▶ _OBJECTIVE_: Line by line, repeat the data below exactly, beginning at the first line and ending at the line with "180.7, 195, 211]". Omit pictures.

◇ ◇ ◇

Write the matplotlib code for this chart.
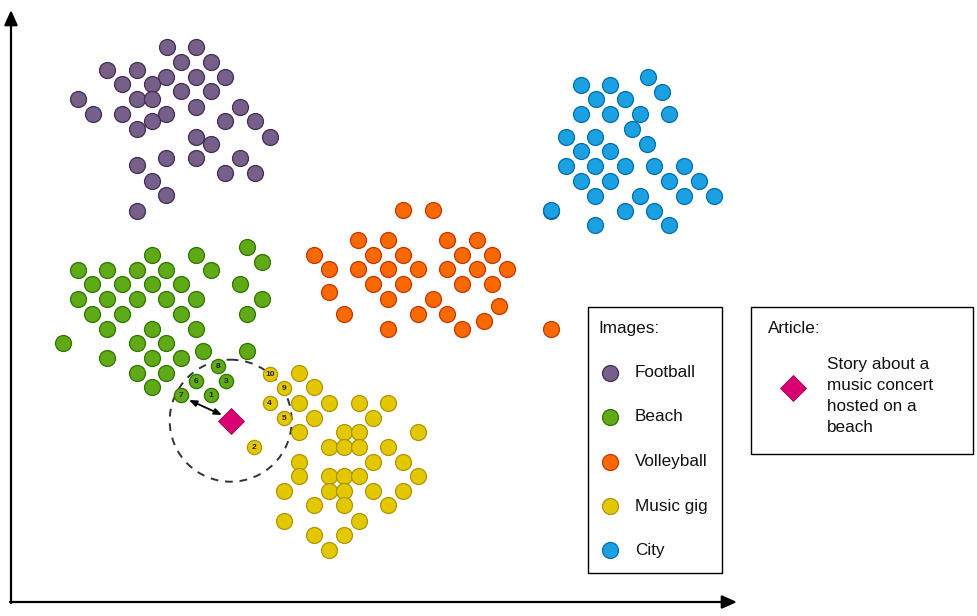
import matplotlib
matplotlib.use("Agg")
import matplotlib.pyplot as plt
from matplotlib.patches import Circle, Rectangle

plt.rcParams['font.family'] = ['Liberation Sans', 'DejaVu Sans']

# ---- data (embedding positions, in pixel-like units) ----
football_x = [166.7, 195.7, 181, 210.7, 107.3, 136.7, 166.3, 195.7, 225.3, 121.7, 151.7, 181, 210.7,
              77.7, 136.7, 151.7, 195.7, 240, 92.7, 121.7, 166.3, 151.7, 225.3, 254.7, 136.7, 195.7,
              210.7, 270, 166.3, 195.7, 240, 136.7, 225.3, 254.7, 151.7, 166.3, 136.7]
football_y = [46.7, 46.7, 62.3, 62.3, 70, 70, 76.7, 76.7, 76.7, 84.3, 84.3, 91, 91,
              99, 99, 99, 106.7, 106.7, 114, 114, 114, 121.3, 121.3, 121.3, 129, 136.7,
              144, 136.7, 157.7, 157.7, 157.7, 165, 173.3, 173.3, 180.7, 195, 211]

beach_x = [151.7, 195.7, 247.3, 262.3, 77.7, 107, 136.7, 166.3, 210.7, 92.3, 121.7, 151.7, 181, 240.3,
           77.7, 107, 136.7, 166.3, 195.7, 262.3, 92.3, 121.7, 181, 247.3, 107, 151.7, 195.7,
           62.7, 136.7, 166.3, 107, 151.7, 181, 203.3, 247.3, 136.7, 166.3, 151.7]
beach_y = [254.7, 254.7, 247.3, 262.3, 269.7, 269.7, 269.7, 269.7, 269.7, 284.3, 284.3, 284.3, 284.3, 284.3,
           299, 299, 299, 299, 299, 299, 314, 314, 314, 314, 328.7, 328.7, 328.7,
           343.3, 343.3, 343.3, 358, 358, 358, 350.7, 350.7, 372.7, 372.7, 387.3]

volley_x = [403.3, 432.7, 358.3, 388.3, 447.3, 476.7, 314.3, 373.3, 403.3, 462.3, 491.7,
            329.3, 358.3, 388.3, 417.7, 447.3, 476.7, 506.7, 373.3, 403.3, 462.3, 491.7,
            329.3, 388.3, 432.7, 499.3, 344.3, 417.7, 447.3, 484.3, 388.3, 462.3, 550.7]
volley_y = [210.3, 210.3, 240, 240, 240, 240, 255, 255, 255, 255, 255,
            269.3, 269.3, 269.3, 269.3, 269.3, 269.3, 269.3, 284.3, 284.3, 284.3, 284.3,
            291.7, 299, 299, 306, 314, 314, 314, 321, 329, 329, 329]

music_x = [299.3, 314.3, 299.3, 329, 359, 388.3, 314.3, 373.3, 299.3, 344, 359, 417.7,
           329, 344, 359, 388.3, 299.3, 373.3, 403.3, 299.3, 329, 344, 359, 417.7,
           284.3, 329, 344, 373.3, 403.3, 314.3, 344, 388.3, 284.3, 359, 314.3, 344, 329]
music_y = [373.3, 386.7, 402.7, 402.7, 402.7, 402.7, 417.7, 417.7, 432.3, 432.3, 432.3, 432.3,
           447.3, 447.3, 447.3, 447.3, 461.7, 461.7, 461.7, 476, 476, 476, 476, 476,
           491, 491, 491, 491, 491, 505, 505, 505, 520.7, 520.7, 535, 535, 550]

city_x = [647.7, 580.7, 610, 662, 595.7, 625, 580.7, 610, 640, 669.3, 632.3, 565.7, 595, 647.3,
          580.7, 610, 565.7, 595, 625, 654.3, 684, 580.7, 610, 669.3, 699, 595, 640, 684, 714,
          551, 625, 654.3, 595, 669.3, 550.7]
city_y = [77.3, 85, 85, 92.3, 99.3, 99.3, 114, 114, 114, 114, 129, 136.7, 136.7, 144,
          151.3, 151.3, 166, 166, 166, 166, 166, 180.7, 180.7, 180.7, 180.7, 195.7, 195.7, 195.7, 195.7,
          210.7, 210.7, 210.7, 225, 225, 210.3]

# nearest neighbours of the article (ranked)
near_beach_x = [210.7, 225.7, 195.7, 181, 217.7]
near_beach_y = [395, 381, 381, 395, 366]
near_beach_rank = ["1", "3", "6", "7", "8"]
near_music_x = [254.3, 269.7, 284, 284, 270]
near_music_y = [447.3, 402.7, 418.3, 388.3, 374]
near_music_rank = ["2", "4", "5", "9", "10"]

article_x = [230.7]
article_y = [420.7]
search_radius = 61

legend_labels = ["Football", "Beach", "Volleyball", "Music gig", "City"]
article_lines = ["Story about a", "music concert", "hosted on a", "beach"]

colors = {
    "Football": ("#76608a", "#432d57"),
    "Beach": ("#60a917", "#2d7600"),
    "Volleyball": ("#fa6800", "#c73500"),
    "Music gig": ("#e3c800", "#b09500"),
    "City": ("#1ba1e2", "#006eaf"),
}
article_color = ("#d80073", "#a50040")

# ---- figure ----
W, H = 977, 616
fig = plt.figure(figsize=(W / 100, H / 100), dpi=100)
ax = fig.add_axes([0, 0, 1, 1])
ax.set_xlim(0, W)
ax.set_ylim(H, 0)
ax.axis("off")

# axes arrows
ax.annotate("", xy=(11, 10), xytext=(11, 603),
            arrowprops=dict(arrowstyle="-|>,head_length=0.9,head_width=0.4", color="black", lw=1.6,
                            shrinkA=0, shrinkB=0))
ax.annotate("", xy=(737, 602), xytext=(10, 602),
            arrowprops=dict(arrowstyle="-|>,head_length=0.9,head_width=0.4", color="black", lw=1.6,
                            shrinkA=0, shrinkB=0))

# search circle
ax.add_patch(Circle((article_x[0], article_y[0]), search_radius, fill=False,
                    edgecolor="#333333", lw=1.4, linestyle=(0, (4, 3.5)), zorder=1))

S = 132
groups = [(football_x, football_y, "Football"), (beach_x, beach_y, "Beach"),
          (volley_x, volley_y, "Volleyball"), (music_x, music_y, "Music gig"),
          (city_x, city_y, "City")]
for xs, ys, name in groups:
    fc, ec = colors[name]
    ax.scatter(xs, ys, s=S, c=fc, edgecolors=ec, linewidths=0.9, zorder=3)

for xs, ys, ranks, name in [(near_beach_x, near_beach_y, near_beach_rank, "Beach"),
                            (near_music_x, near_music_y, near_music_rank, "Music gig")]:
    fc, ec = colors[name]
    ax.scatter(xs, ys, s=105, c=fc, edgecolors=ec, linewidths=0.9, zorder=3)
    for x, y, r in zip(xs, ys, ranks):
        ax.text(x, y + 0.5, r, ha="center", va="center", fontsize=6, color="#222222",
                fontweight="bold", zorder=4)

# distance arrow
ax.annotate("", xy=(222, 415), xytext=(189, 400),
            arrowprops=dict(arrowstyle="<|-|>,head_length=0.45,head_width=0.18", color="black",
                            lw=1.3, shrinkA=0, shrinkB=0), zorder=4)

# article
ax.scatter(article_x, article_y, s=175, marker="D", c=article_color[0],
           edgecolors=article_color[1], linewidths=0.6, zorder=5)

# legend boxes
ax.add_patch(Rectangle((588.3, 306.7), 133.4, 266.6, fill=False, edgecolor="black", lw=1.0, zorder=2))
ax.add_patch(Rectangle((750.7, 306.7), 222, 147.6, fill=False, edgecolor="black", lw=1.0, zorder=2))

FS = 12.3
ax.text(598.3, 328.3, "Images:", ha="left", va="center", fontsize=FS, color="#111111")
legend_y = [372.7, 416.7, 461.7, 506, 550]
for lab, ly in zip(legend_labels, legend_y):
    fc, ec = colors[lab]
    ax.scatter([610], [ly], s=S, c=fc, edgecolors=ec, linewidths=0.9, zorder=3)
    ax.text(635, ly, lab, ha="left", va="center", fontsize=FS, color="#111111")

ax.text(768.3, 328.3, "Article:", ha="left", va="center", fontsize=FS, color="#111111")
ax.scatter([793.3], [388.3], s=175, marker="D", c=article_color[0],
           edgecolors=article_color[1], linewidths=0.6, zorder=3)
for i, line in enumerate(article_lines):
    ax.text(826.7, 364 + 21.2 * i, line, ha="left", va="center", fontsize=FS, color="#111111")

fig.savefig("out.png", dpi=100)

◇ ◇ ◇

▶ _SOLUTION TO THE EXERCISE_:
Write the matplotlib code for this chart.
import matplotlib
matplotlib.use("Agg")
import matplotlib.pyplot as plt
from matplotlib.patches import Circle, Rectangle

plt.rcParams['font.family'] = ['Liberation Sans', 'DejaVu Sans']

# ---- data (embedding positions, in pixel-like units) ----
football_x = [166.7, 195.7, 181, 210.7, 107.3, 136.7, 166.3, 195.7, 225.3, 121.7, 151.7, 181, 210.7,
              77.7, 136.7, 151.7, 195.7, 240, 92.7, 121.7, 166.3, 151.7, 225.3, 254.7, 136.7, 195.7,
              210.7, 270, 166.3, 195.7, 240, 136.7, 225.3, 254.7, 151.7, 166.3, 136.7]
football_y = [46.7, 46.7, 62.3, 62.3, 70, 70, 76.7, 76.7, 76.7, 84.3, 84.3, 91, 91,
              99, 99, 99, 106.7, 106.7, 114, 114, 114, 121.3, 121.3, 121.3, 129, 136.7,
              144, 136.7, 157.7, 157.7, 157.7, 165, 173.3, 173.3, 180.7, 195, 211]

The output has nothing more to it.